**THE PROBLEM:** Without including any pictures, write out the listing below exactly.

++++++

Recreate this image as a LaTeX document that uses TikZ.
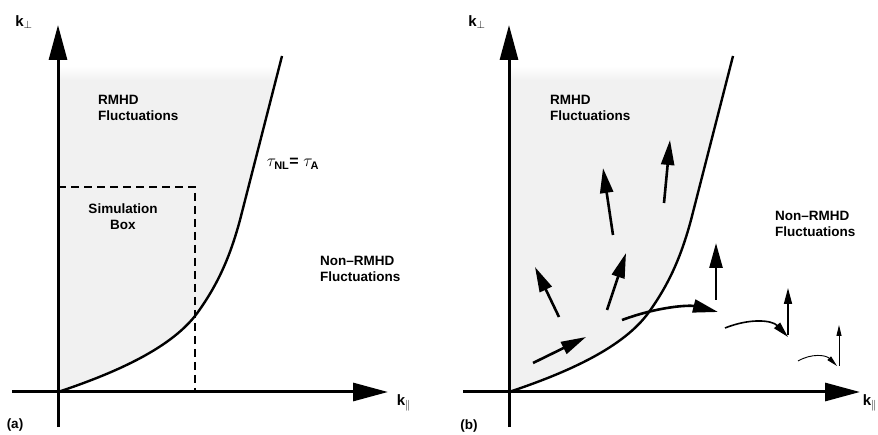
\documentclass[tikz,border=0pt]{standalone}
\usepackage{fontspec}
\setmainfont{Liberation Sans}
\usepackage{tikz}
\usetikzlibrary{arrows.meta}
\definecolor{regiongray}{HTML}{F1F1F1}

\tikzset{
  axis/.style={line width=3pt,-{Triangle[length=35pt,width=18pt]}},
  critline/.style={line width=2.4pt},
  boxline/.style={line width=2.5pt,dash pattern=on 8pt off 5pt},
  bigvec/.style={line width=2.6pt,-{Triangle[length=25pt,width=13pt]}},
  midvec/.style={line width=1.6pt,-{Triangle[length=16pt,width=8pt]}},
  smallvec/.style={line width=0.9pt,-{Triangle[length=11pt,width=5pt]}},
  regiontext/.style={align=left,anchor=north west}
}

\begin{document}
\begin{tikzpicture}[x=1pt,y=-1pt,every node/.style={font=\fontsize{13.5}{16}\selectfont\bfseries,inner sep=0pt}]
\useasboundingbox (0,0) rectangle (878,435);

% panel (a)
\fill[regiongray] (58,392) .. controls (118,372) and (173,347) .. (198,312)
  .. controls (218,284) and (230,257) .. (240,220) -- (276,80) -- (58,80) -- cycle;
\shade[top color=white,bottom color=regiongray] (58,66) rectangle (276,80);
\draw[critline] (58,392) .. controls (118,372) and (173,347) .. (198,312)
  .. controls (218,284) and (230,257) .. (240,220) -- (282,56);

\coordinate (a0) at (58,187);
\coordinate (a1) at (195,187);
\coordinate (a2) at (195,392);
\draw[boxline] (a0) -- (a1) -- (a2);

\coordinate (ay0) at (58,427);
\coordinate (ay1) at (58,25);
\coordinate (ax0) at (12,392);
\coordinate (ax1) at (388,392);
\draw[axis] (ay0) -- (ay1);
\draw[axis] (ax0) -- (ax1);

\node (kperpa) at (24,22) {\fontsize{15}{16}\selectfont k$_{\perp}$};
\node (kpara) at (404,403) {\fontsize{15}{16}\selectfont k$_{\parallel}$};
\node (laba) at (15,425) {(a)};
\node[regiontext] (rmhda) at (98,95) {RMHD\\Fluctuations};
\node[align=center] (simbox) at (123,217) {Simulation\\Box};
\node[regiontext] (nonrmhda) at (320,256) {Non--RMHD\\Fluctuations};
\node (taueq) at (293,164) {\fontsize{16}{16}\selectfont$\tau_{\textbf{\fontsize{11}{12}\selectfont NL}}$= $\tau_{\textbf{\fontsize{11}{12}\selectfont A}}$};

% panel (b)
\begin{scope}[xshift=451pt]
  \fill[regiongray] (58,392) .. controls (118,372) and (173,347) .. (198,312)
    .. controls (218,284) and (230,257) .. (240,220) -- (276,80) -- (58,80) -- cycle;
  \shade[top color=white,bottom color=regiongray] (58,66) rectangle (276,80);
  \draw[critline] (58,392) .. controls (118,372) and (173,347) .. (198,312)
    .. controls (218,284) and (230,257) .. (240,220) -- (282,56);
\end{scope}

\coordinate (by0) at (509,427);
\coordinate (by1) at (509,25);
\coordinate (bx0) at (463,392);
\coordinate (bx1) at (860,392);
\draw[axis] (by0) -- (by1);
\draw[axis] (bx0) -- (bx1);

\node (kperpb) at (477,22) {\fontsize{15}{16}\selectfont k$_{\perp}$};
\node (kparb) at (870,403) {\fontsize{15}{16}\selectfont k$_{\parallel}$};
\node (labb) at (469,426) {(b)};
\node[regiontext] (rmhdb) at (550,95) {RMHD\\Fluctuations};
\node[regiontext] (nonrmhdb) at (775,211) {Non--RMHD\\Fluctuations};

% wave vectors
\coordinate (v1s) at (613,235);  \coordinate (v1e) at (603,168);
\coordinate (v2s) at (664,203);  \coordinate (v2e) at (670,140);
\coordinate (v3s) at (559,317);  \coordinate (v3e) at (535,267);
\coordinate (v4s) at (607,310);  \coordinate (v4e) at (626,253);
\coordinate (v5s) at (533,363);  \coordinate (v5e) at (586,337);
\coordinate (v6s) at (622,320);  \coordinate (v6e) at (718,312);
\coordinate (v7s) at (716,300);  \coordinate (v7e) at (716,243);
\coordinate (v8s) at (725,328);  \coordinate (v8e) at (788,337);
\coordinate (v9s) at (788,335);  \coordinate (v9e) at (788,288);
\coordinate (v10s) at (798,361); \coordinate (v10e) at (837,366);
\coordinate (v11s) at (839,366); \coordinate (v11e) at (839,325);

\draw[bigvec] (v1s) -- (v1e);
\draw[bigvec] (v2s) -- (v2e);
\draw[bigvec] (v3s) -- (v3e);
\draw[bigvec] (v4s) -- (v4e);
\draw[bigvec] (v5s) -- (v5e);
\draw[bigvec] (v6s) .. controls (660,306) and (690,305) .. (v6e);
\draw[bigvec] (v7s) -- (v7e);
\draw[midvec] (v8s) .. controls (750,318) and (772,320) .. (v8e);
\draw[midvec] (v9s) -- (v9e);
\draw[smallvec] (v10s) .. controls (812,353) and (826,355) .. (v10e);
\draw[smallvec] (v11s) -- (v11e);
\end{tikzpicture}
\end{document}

++++++

**SOLUTION TO THIS EXERCISE:**
Recreate this image as a LaTeX document that uses TikZ.
\documentclass[tikz,border=0pt]{standalone}
\usepackage{fontspec}
\setmainfont{Liberation Sans}
\usepackage{tikz}
\usetikzlibrary{arrows.meta}
\definecolor{regiongray}{HTML}{F1F1F1}

\tikzset{
  axis/.style={line width=3pt,-{Triangle[length=35pt,width=18pt]}},
  critline/.style={line width=2.4pt},
  boxline/.style={line width=2.5pt,dash pattern=on 8pt off 5pt},
  bigvec/.style={line width=2.6pt,-{Triangle[length=25pt,width=13pt]}},
  midvec/.style={line width=1.6pt,-{Triangle[length=16pt,width=8pt]}},
  smallvec/.style={line width=0.9pt,-{Triangle[length=11pt,width=5pt]}},
  regiontext/.style={align=left,anchor=north west}
}

\begin{document}
\begin{tikzpicture}[x=1pt,y=-1pt,every node/.style={font=\fontsize{13.5}{16}\selectfont\bfseries,inner sep=0pt}]
\useasboundingbox (0,0) rectangle (878,435);

% panel (a)
\fill[regiongray] (58,392) .. controls (118,372) and (173,347) .. (198,312)
  .. controls (218,284) and (230,257) .. (240,220) -- (276,80) -- (58,80) -- cycle;
\shade[top color=white,bottom color=regiongray] (58,66) rectangle (276,80);
\draw[critline] (58,392) .. controls (118,372) and (173,347) .. (198,312)
  .. controls (218,284) and (230,257) .. (240,220) -- (282,56);

\coordinate (a0) at (58,187);
\coordinate (a1) at (195,187);
\coordinate (a2) at (195,392);
\draw[boxline] (a0) -- (a1) -- (a2);

\coordinate (ay0) at (58,427);
\coordinate (ay1) at (58,25);
\coordinate (ax0) at (12,392);
\coordinate (ax1) at (388,392);
\draw[axis] (ay0) -- (ay1);
\draw[axis] (ax0) -- (ax1);

\node (kperpa) at (24,22) {\fontsize{15}{16}\selectfont k$_{\perp}$};
\node (kpara) at (404,403) {\fontsize{15}{16}\selectfont k$_{\parallel}$};
\node (laba) at (15,425) {(a)};
\node[regiontext] (rmhda) at (98,95) {RMHD\\Fluctuations};
\node[align=center] (simbox) at (123,217) {Simulation\\Box};
\node[regiontext] (nonrmhda) at (320,256) {Non--RMHD\\Fluctuations};
\node (taueq) at (293,164) {\fontsize{16}{16}\selectfont$\tau_{\textbf{\fontsize{11}{12}\selectfont NL}}$= $\tau_{\textbf{\fontsize{11}{12}\selectfont A}}$};

% panel (b)
\begin{scope}[xshift=451pt]
  \fill[regiongray] (58,392) .. controls (118,372) and (173,347) .. (198,312)
    .. controls (218,284) and (230,257) .. (240,220) -- (276,80) -- (58,80) -- cycle;
  \shade[top color=white,bottom color=regiongray] (58,66) rectangle (276,80);
  \draw[critline] (58,392) .. controls (118,372) and (173,347) .. (198,312)
    .. controls (218,284) and (230,257) .. (240,220) -- (282,56);
\end{scope}

\coordinate (by0) at (509,427);
\coordinate (by1) at (509,25);
\coordinate (bx0) at (463,392);
\coordinate (bx1) at (860,392);
\draw[axis] (by0) -- (by1);
\draw[axis] (bx0) -- (bx1);

\node (kperpb) at (477,22) {\fontsize{15}{16}\selectfont k$_{\perp}$};
\node (kparb) at (870,403) {\fontsize{15}{16}\selectfont k$_{\parallel}$};
\node (labb) at (469,426) {(b)};
\node[regiontext] (rmhdb) at (550,95) {RMHD\\Fluctuations};
\node[regiontext] (nonrmhdb) at (775,211) {Non--RMHD\\Fluctuations};

% wave vectors
\coordinate (v1s) at (613,235);  \coordinate (v1e) at (603,168);
\coordinate (v2s) at (664,203);  \coordinate (v2e) at (670,140);
\coordinate (v3s) at (559,317);  \coordinate (v3e) at (535,267);
\coordinate (v4s) at (607,310);  \coordinate (v4e) at (626,253);
\coordinate (v5s) at (533,363);  \coordinate (v5e) at (586,337);
\coordinate (v6s) at (622,320);  \coordinate (v6e) at (718,312);
\coordinate (v7s) at (716,300);  \coordinate (v7e) at (716,243);
\coordinate (v8s) at (725,328);  \coordinate (v8e) at (788,337);
\coordinate (v9s) at (788,335);  \coordinate (v9e) at (788,288);
\coordinate (v10s) at (798,361); \coordinate (v10e) at (837,366);
\coordinate (v11s) at (839,366); \coordinate (v11e) at (839,325);

\draw[bigvec] (v1s) -- (v1e);
\draw[bigvec] (v2s) -- (v2e);
\draw[bigvec] (v3s) -- (v3e);
\draw[bigvec] (v4s) -- (v4e);
\draw[bigvec] (v5s) -- (v5e);
\draw[bigvec] (v6s) .. controls (660,306) and (690,305) .. (v6e);
\draw[bigvec] (v7s) -- (v7e);
\draw[midvec] (v8s) .. controls (750,318) and (772,320) .. (v8e);
\draw[midvec] (v9s) -- (v9e);
\draw[smallvec] (v10s) .. controls (812,353) and (826,355) .. (v10e);
\draw[smallvec] (v11s) -- (v11e);
\end{tikzpicture}
\end{document}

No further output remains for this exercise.